Menu
News
EkBis
New Economy
Kabar Finansial
Sport & Lifestyle
Video
    Indeks
      About Us
        Social Media

        Kaleidoskop 2021 Jatuh Bangun Garuda Indonesia: Dari Rugi, Utang, Delisting, hingga Lawan Kepailitan

        Kaleidoskop 2021 Jatuh Bangun Garuda Indonesia: Dari Rugi, Utang, Delisting, hingga Lawan Kepailitan Kredit Foto: Antara/Muhammad Iqbal
        Warta Ekonomi, Jakarta -

        Tahun 2021 masih menjadi tahun yang berat bagi industri penerbangan Indonesia.

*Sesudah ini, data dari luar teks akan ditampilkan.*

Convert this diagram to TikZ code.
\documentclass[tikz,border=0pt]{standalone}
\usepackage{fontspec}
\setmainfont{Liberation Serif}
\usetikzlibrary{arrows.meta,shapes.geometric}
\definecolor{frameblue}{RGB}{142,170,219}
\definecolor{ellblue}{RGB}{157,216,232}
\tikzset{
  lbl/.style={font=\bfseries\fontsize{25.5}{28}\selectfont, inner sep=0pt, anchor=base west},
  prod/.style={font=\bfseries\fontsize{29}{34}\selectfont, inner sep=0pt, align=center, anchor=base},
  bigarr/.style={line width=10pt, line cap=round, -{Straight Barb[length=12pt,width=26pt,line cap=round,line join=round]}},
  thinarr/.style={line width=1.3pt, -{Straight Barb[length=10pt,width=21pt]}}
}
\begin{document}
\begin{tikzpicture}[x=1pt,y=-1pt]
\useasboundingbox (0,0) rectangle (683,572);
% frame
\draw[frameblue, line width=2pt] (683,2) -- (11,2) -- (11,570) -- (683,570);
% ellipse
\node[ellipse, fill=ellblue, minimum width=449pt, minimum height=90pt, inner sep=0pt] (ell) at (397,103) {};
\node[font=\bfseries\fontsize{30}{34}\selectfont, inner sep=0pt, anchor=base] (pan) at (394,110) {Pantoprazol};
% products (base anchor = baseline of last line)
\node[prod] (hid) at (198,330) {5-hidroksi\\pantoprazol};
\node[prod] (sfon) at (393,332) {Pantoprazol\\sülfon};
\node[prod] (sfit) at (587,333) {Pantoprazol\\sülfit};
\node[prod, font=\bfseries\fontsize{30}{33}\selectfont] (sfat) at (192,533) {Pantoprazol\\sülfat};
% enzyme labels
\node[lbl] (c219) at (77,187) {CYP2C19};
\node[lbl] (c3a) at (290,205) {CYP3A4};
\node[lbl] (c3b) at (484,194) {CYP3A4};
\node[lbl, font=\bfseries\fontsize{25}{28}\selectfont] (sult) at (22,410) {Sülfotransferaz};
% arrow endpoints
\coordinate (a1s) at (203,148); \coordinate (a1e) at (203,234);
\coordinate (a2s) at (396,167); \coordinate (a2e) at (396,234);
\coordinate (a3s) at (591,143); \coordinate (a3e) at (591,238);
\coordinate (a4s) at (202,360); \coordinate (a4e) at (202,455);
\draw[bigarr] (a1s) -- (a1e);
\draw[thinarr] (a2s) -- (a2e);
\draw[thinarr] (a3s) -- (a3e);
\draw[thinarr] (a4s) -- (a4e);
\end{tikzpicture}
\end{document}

Pembatasan mobilitas penduduk dalam rangka menanggulangi pandemi Covid-19 secara signifikan menekan jumlah penumpang angkutan udara dari 36,05 juta pada tahun 2020 menjadi diperkirakan hanya 28 juta penumpang pada tahun 2021 ini.

        Tantangan berat industri penerbangan turut dialami oleh maskapai BUMN, Garuda Indonesia sepanjang tahun 2021. Mulai dari merugi, terbelit utang, hingga harus berjuang melawan kepailitan. Simak selengkapnya dalam Kaleidoskop 2021 Jatuh Bangun Garuda Indonesia berikut ini.

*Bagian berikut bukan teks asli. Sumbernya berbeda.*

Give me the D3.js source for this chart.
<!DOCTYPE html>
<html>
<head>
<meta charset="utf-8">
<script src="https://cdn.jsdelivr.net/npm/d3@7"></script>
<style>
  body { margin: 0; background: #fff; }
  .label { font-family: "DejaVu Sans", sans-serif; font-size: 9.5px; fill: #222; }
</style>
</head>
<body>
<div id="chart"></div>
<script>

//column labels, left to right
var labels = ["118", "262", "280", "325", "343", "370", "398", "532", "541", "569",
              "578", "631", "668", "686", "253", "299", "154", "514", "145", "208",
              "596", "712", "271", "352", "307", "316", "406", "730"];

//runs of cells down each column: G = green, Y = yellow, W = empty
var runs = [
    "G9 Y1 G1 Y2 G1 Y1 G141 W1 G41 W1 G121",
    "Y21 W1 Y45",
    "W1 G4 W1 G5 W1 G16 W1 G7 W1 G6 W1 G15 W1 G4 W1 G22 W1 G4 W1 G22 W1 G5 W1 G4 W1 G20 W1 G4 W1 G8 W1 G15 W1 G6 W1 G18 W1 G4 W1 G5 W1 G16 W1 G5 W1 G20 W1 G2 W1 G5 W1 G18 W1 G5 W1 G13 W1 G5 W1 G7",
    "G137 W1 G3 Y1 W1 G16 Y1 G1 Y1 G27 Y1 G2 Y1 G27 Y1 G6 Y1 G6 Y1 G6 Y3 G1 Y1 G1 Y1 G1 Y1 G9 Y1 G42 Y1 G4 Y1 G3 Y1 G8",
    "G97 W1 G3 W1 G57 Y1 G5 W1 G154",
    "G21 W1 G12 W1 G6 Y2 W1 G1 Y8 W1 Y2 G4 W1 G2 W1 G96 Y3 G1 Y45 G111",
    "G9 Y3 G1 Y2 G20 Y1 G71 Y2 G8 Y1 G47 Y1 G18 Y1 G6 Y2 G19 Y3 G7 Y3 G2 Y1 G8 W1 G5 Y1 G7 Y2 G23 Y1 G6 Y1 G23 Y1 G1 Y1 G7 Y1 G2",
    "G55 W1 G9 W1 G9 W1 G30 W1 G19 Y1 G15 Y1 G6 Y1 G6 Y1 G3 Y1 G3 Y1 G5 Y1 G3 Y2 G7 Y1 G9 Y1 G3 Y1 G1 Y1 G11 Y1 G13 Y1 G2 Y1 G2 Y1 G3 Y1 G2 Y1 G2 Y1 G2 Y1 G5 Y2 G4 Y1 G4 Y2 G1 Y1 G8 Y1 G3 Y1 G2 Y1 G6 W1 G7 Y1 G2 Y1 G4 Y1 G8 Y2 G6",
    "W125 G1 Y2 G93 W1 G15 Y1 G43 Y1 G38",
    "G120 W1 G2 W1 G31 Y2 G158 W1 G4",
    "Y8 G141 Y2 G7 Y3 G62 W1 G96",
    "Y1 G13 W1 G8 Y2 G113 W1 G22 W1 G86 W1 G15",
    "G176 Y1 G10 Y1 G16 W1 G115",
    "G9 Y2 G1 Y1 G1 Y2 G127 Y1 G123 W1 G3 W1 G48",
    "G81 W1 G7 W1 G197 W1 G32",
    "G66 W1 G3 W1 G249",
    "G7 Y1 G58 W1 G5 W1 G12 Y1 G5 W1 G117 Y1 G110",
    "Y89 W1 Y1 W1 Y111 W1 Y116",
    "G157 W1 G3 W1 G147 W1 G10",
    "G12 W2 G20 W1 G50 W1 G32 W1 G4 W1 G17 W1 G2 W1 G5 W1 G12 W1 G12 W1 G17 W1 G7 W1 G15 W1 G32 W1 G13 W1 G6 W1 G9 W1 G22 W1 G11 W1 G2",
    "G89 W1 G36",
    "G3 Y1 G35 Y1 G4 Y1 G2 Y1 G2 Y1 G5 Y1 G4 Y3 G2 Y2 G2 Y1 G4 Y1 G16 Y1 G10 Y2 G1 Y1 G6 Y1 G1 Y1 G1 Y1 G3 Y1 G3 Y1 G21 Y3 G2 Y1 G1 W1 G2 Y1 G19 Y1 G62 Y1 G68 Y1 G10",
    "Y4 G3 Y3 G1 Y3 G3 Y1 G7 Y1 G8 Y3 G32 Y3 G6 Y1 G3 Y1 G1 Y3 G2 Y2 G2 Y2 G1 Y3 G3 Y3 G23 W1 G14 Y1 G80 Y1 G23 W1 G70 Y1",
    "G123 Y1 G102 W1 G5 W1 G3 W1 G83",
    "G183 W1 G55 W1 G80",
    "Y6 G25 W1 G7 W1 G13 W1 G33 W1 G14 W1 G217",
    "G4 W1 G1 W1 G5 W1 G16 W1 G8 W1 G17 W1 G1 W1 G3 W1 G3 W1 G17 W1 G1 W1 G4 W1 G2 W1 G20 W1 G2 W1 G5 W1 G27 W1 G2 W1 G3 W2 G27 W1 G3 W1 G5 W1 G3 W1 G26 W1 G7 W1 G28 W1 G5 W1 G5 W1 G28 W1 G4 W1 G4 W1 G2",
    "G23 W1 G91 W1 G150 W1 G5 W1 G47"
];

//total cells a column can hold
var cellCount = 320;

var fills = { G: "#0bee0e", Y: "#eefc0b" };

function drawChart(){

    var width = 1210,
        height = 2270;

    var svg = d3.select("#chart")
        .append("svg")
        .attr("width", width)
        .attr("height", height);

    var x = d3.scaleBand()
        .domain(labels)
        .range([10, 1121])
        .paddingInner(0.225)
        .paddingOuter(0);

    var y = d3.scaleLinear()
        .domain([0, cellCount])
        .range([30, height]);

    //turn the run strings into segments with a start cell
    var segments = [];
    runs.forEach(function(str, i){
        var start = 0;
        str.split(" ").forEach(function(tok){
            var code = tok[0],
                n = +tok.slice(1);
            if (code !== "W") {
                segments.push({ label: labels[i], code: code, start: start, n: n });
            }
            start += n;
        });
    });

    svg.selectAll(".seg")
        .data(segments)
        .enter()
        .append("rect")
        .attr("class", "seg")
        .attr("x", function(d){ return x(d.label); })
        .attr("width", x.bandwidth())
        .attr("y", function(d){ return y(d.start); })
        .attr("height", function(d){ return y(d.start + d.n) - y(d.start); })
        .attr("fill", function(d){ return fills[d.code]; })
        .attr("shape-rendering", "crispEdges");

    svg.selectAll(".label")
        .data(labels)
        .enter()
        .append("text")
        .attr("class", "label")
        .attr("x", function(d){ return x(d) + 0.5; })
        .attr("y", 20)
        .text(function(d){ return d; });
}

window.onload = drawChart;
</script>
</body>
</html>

        Garuda Indonesia Merugi

        Kendati berangsur membaik, penurunan jumlah penumpang pesawat masih berdampak signifikan terhadap kinerja keuangan PT Garuda Indonesia Tbk (GIAA). Berdasarkan laporan keuangan periode kuartal ketiga 2021, Garuda Indonesia mengantongi total pendapatan senilai US$939,03 juta. Nilai tersebut menurun dari periode kuartal ketiga 2020 lalu yang mencapai US$1,14 miliar. 

        Akibatnya, kerugian yang ditanggung Garuda Indonesia bertambah besar dalam sembilan bulan pertama tahun 2021. Kerugian bersih Garuda Indonesia membengkak dari US$1,07 miliar per September 2020 menjadi US$1,66 miliar per September 2021.

        "Garuda Indonesia masih mencatatkan kerugian operasional yang disebabkan oleh struktur biaya Garuda Indonesia yang sebagian besar bersifat tetap/fixed, yang tidak sebanding dengan penurunan signifikan atas revenue Garuda Indonesia imbas kondisi pandemi Covid-19," ungkap manajemen Garuda Indonesia pada pertengahan November 2021 lalu.

        Pangkas Rute Penerbangan dan Kandangkan Pesawat

        Mempertimbangkan kondisi keuangan perusahaan, Garuda Indonesia memutuskan untuk menutup sebagian rute penerbangan pada pertengahan tahun 2021. Sejumlah rute penerbangan internasional yang ditutup sekitar Juli 2021 lalu di antaranya rute menuju Melbourne dan Perth, Australia. Selain itu, Garuda juga menutup rute menuju Osaka, Jepang.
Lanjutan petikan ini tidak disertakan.